Frage an Norbert Barthle von Armin K. bezüglich Gesellschaftspolitik, soziale Gruppen
Sehr geehrter Herr Barthle,
die Auschwitzüberlebende Esther Bejarano und die Vereinigung der Verfolgten des Naziregimes – Bund der Antifaschistinnen und Antifaschisten (VVN-BdA) fordern, dass der 8. Mai ein bundesweiter Feiertag werden muss.
Aufgrund zunehmender gesellschaftlicher Polarisierung mit antisemistischen, rassistischen und ausländerfeindlichen Aktivitäten auf der einen Seite, halte ich es für ein starkes gesellschaftliches Signal, des Kriegsendes, den 8. Mai 1945, mit einem eigenen Feiertag zu gedenken. Es würde sicherlich für die andere Seite, Menschen mit demokratischen, sozialen und völkerverbindenden Einstellungen Ansporn sein. Ich möchte an die Worte des ehemaligen Bundespräsidenten Richard von Weizsäcker erinnern, der vom 8. Mai 1945 als einem Tag der Befreiung sprach.
Meine Frage an Sie lautet: welche konkreten Schritte haben Sie bereits unternommen oder planen Sie, damit der 8. Mai 2021 endlich ein bundesweiter Feiertag wird?
Mit freundlichen Grüßen
Armin Kolb
Sehr geehrter Herr Kolb,
vielen Dank für Ihre eMail und die Frage.
Ich bin nicht sicher, ob Deutschland wirklich einen weiteren Feiertag benötigt.
Der 8. Mai hat inzwischen auch für Deutschland einen hohen Stellenwert, nicht zuletzt die Rede des von Ihnen genannten Bundespräsidenten Dr. Richard von Weizsäcker zum 40. Jahrestag am 8.5.1985 hat maßgeblich dazu beigetragen.
Allerdings gebe ich zu bedenken, daß dieses Datum nicht für alle Deutschen der „Tag der Befreiung“ war: Für die ehemaligen Bürger der DDR wurde eine menschenverachtende Diktatur durch eine andere ersetzt.
Für mich wäre die Einordnung als – auch bundesweiter – Gedenktag denkbar und angemessen; dabei kommt es auf die innere Haltung an.
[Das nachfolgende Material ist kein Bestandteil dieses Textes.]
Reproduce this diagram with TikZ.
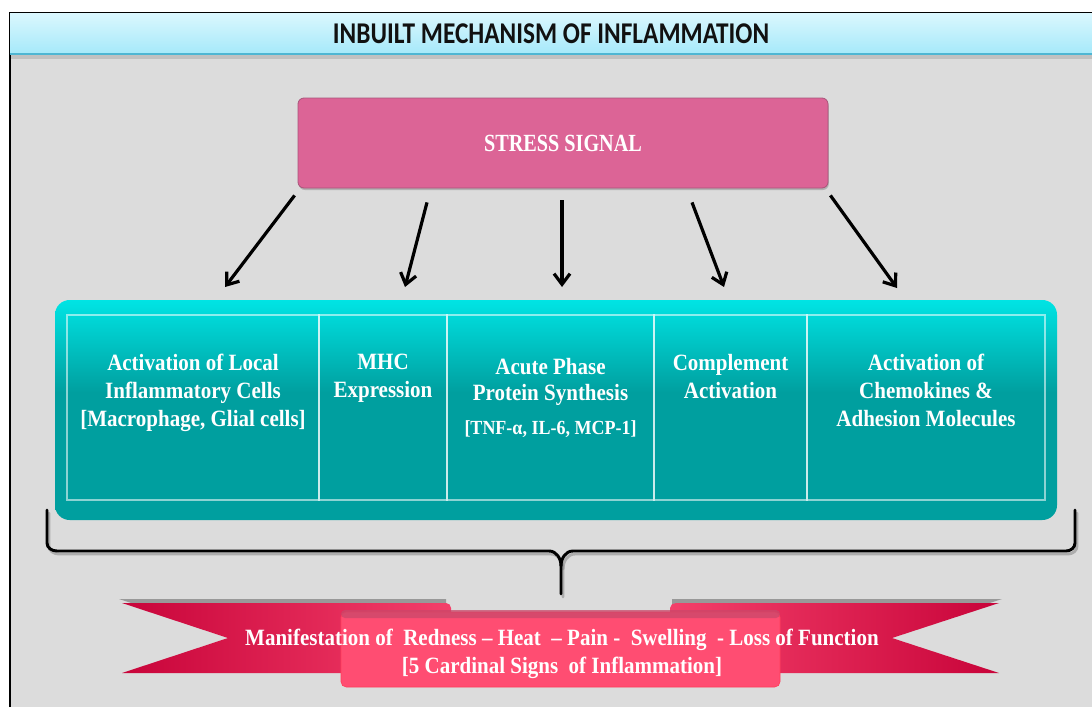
\documentclass[tikz,border=0pt]{standalone}
\usepackage{fontspec}
\setmainfont{Liberation Serif}
\newfontfamily\titlefont[FakeStretch=0.84]{Carlito}
\newfontfamily\labelfont[FakeStretch=0.9]{Liberation Serif}
\newfontfamily\stressfont[FakeStretch=0.82]{Liberation Serif}
\usetikzlibrary{positioning,arrows.meta,calc,shadows}
\usepackage{xcolor}
\definecolor{panelgray}{HTML}{DCDCDC}
\definecolor{titletop}{HTML}{DAF7FE}
\definecolor{titlebottom}{HTML}{A6E9FA}
\definecolor{titleline}{HTML}{4FB6D3}
\definecolor{titleink}{HTML}{111111}
\definecolor{stresspink}{HTML}{DC6496}
\definecolor{stressedge}{HTML}{A8557A}
\definecolor{tealtop}{HTML}{00E4E4}
\definecolor{tealdark}{HTML}{009F9F}
\definecolor{crimson}{HTML}{C8043A}
\definecolor{ribbonpink}{HTML}{F4406A}
\definecolor{frontpink}{HTML}{FF4D72}
\definecolor{frontlight}{HTML}{FF7D93}
\definecolor{curlrose}{HTML}{C9486A}
\pgfdeclareverticalshading{tealfade}{100bp}{color(0bp)=(tealdark); color(54bp)=(tealdark); color(75bp)=(tealtop); color(100bp)=(tealtop)}

\begin{document}
\begin{tikzpicture}[
    x=0.75pt, y=-0.75pt,
    >=Stealth,
    every node/.style={font=\labelfont\bfseries\fontsize{17.5}{21}\selectfont, text=white, align=center},
    titlebar/.style={
      rectangle, inner sep=0pt,
      minimum width=811.5pt, minimum height=30pt,
      top color=titletop, bottom color=titlebottom,
      text=titleink, font=\titlefont\bfseries\fontsize{22.6}{26}\selectfont
    },
    stressbox/.style={
      rectangle, rounded corners=4.5pt,
      minimum width=397.5pt, minimum height=67.5pt,
      fill=stresspink, draw=stressedge, line width=0.6pt,
      drop shadow={shadow xshift=0.6pt, shadow yshift=-1.5pt, opacity=0.45},
      font=\stressfont\bfseries\fontsize{18.5}{21}\selectfont
    },
    panel/.style={
      rectangle, rounded corners=11pt,
      minimum width=751.5pt, minimum height=165pt,
      shade, shading=tealfade
    },
    cell/.style={
      rectangle, draw=white, draw opacity=0.55, line width=0.9pt,
      minimum height=138.75pt, inner sep=0pt, outer sep=0pt
    },
    celltext/.style={inner sep=0pt},
    arrow/.style={draw=black, line width=2.4pt, -{Straight Barb[length=8pt,width=12pt]}},
    brace/.style={draw=black, line width=2.2pt, line join=round, line cap=round},
    ribbonshadow/.style={fill=black, opacity=0.3},
  ]
  \useasboundingbox (0,0) rectangle (1092,707);

  % Frame
  \fill[white] (0,0) rectangle (1092,707);
  \fill[panelgray] (10,13) rectangle (1092,707);
  \draw[black, line width=1.5pt] (9.5,707) -- (9.5,12.5) -- (1092,12.5);

  % Title
  \node[titlebar] (title) at (551,33.5) {INBUILT MECHANISM OF INFLAMMATION};
  \fill[black, opacity=0.12] (title.south west) rectangle ++(1082,5);
  \draw[titleline, line width=1.5pt] (title.south west) -- (title.south east);

  % Nodes
  \node[stressbox] (stress) at (563,143) {STRESS SIGNAL};
  \node[panel] (panel) at (556,410) {};

  \node[cell, minimum width=189pt] (cellA) at (193,407.5) {};
  \node[cell, minimum width=96pt, right=0pt of cellA] (cellB) {};
  \node[cell, minimum width=155.25pt, right=0pt of cellB] (cellC) {};
  \node[cell, minimum width=114.75pt, right=0pt of cellC] (cellD) {};
  \node[cell, minimum width=178.5pt, right=0pt of cellD] (cellE) {};

  \node[celltext, below=29pt of cellA.north] (txtA)
    {Activation of Local\\Inflammatory Cells\\{[Macrophage, Glial cells]}};
  \node[celltext, below=29pt of cellB.north] (txtB) {MHC\\Expression};
  \node[celltext, below=32pt of cellC.north] (txtC)
    {Acute Phase\\[-1pt]Protein Synthesis\\[4pt]{\fontsize{15}{18}\selectfont[TNF-α, IL-6, MCP-1]}};
  \node[celltext, below=29pt of cellD.north] (txtD) {Complement\\Activation};
  \node[celltext, below=29pt of cellE.north] (txtE)
    {Activation of\\Chemokines \&\\Adhesion Molecules};

  % Arrows
  \draw[arrow] ([shift={(-3,7)}]stress.south west) -- ([shift={(32,-28)}]cellA.north);
  \draw[arrow] ([shift={(-136,14)}]stress.south) -- ([shift={(22,-28)}]cellB.north);
  \draw[arrow] ([shift={(-1,12)}]stress.south) -- ([shift={(11.5,-28)}]cellC.north);
  \draw[arrow] ([shift={(129,14)}]stress.south) -- ([shift={(-6.5,-28)}]cellD.north);
  \draw[arrow] ([shift={(2,7)}]stress.south east) -- ([shift={(-29,-27)}]cellE.north);

  % Brace
  \draw[brace, gray, opacity=0.5] (49,513) -- (49,546) to[out=-90,in=180] (59,554) -- (551,554)
    to[out=0,in=90] (563,569) -- (563,597);
  \draw[brace, gray, opacity=0.5] (563,569) to[out=90,in=180] (575,554) -- (1068,554)
    to[out=0,in=-90] (1077,546) -- (1077,513);
  \draw[brace] (47,510) -- (47,543) to[out=-90,in=180] (57,551) -- (549,551)
    to[out=0,in=90] (561,566) -- (561,594);
  \draw[brace] (561,566) to[out=90,in=180] (573,551) -- (1066,551)
    to[out=0,in=-90] (1075,543) -- (1075,510);

  % Ribbon
  \fill[ribbonshadow] (119,599) -- (446,599) -- (446,610) -- (225,634) -- cycle;
  \fill[ribbonshadow] (1002,599) -- (672,599) -- (672,610) -- (895,634) -- cycle;
  \path[left color=crimson, right color=ribbonpink]
    (122,603) -- (446,603) to[out=0,in=90] (451,608) -- (451,673) -- (122,673) -- (228,638) -- cycle;
  \path[left color=ribbonpink, right color=crimson]
    (999,603) -- (676,603) to[out=180,in=90] (670,608) -- (670,673) -- (999,673) -- (892,638) -- cycle;
  \path[left color=frontpink, middle color=frontlight, right color=frontpink,
        draw=frontpink!80!red, line width=0.5pt, rounded corners=4pt]
    (341,612) rectangle (780,687);
  \fill[curlrose, opacity=0.75, rounded corners=3pt] (341,610) rectangle (780,618);

  \node (signs) at (562,654)
    {Manifestation of\ \ Redness – Heat\ \ – Pain -\ \ Swelling\ \ - Loss of Function\\{[5 Cardinal Signs\ \ of Inflammation]}};

\end{tikzpicture}
\end{document}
Einen Feiertag würden zu viele Mitbürger als „freier Tag“ übersetzen.
Hinsichtlich eines weiteren Feiertags dürfen wir auch die ökonomischen Folgen nicht außer Acht lassen: Die volkswirtschaftlichen Kosten belaufen sich auf mind. 10 Milliarden Euro. Angesichts der Belastungen durch die Corona-Pandemie steht eher die Streichung von Feiertagen auf der Tagesordnung als die Einführung neuer.